Wow! I read through the posts on Tracy’s project, and this is all kind of blowing my mind. I’ve gotta go get one of these Makey Makey kits.
It sounds like you want braille entry and not necessarily braille output or labels. Is that correct?
I haven’t worked with Scratch before (feeling kind of inspired now, so that will probably change), so I don’t know how difficult this would be to program, but you might consider using 6-key entry. I recently made this video demonstrating 6-key entry for another project I’ve been working on. The video shows 6-key entry on a Perkins brailler, and then I demonstrate what six key entry looks like in braille translation programs (in this case, Braille Blaster).
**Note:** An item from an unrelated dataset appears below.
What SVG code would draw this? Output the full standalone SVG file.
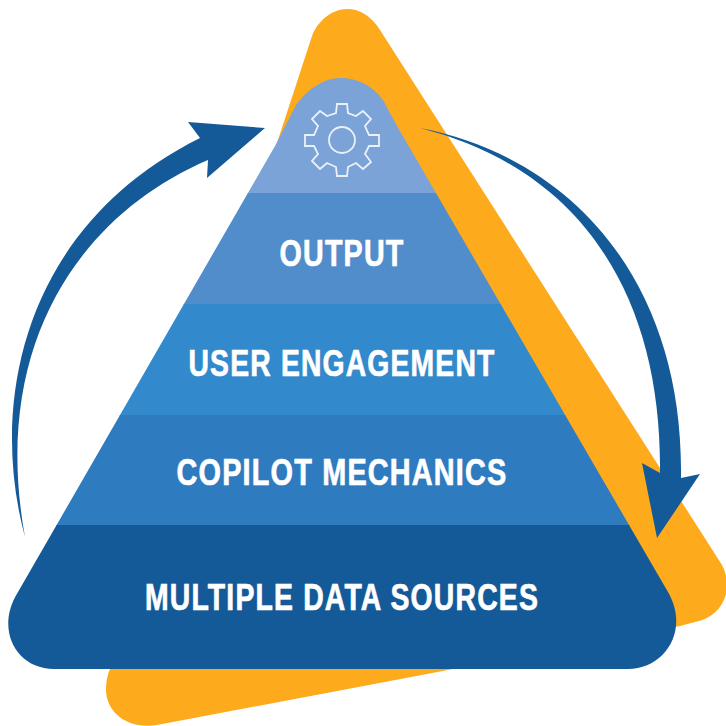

The end of the video shows how the software won’t enter a character until I release all of the keys.
With 6-key entry, which all braille users will likely be familiar with, you strike multiple keys at once to form the different characters. If you could code this properly for the calculator, you’d probably need 7 keys (6 for braille and one for space or enter), and users could create any character they needed.
The braille math code may vary depending on where you’re located. Most English speaking countries are using the Unified English Braille (UEB) code for math content. In the USA, we switched to UEB a few years ago for everything but math, and we’re clinging to our precious Nemeth code for math and science content. For this calculator project, there are some important difference between the two codes. Nemeth numbers are formed differently. Operators are typically a single character in Nemeth, but they’re two characters in UEB.
I hope this is useful information. I’d be happy to answer any follow up questions.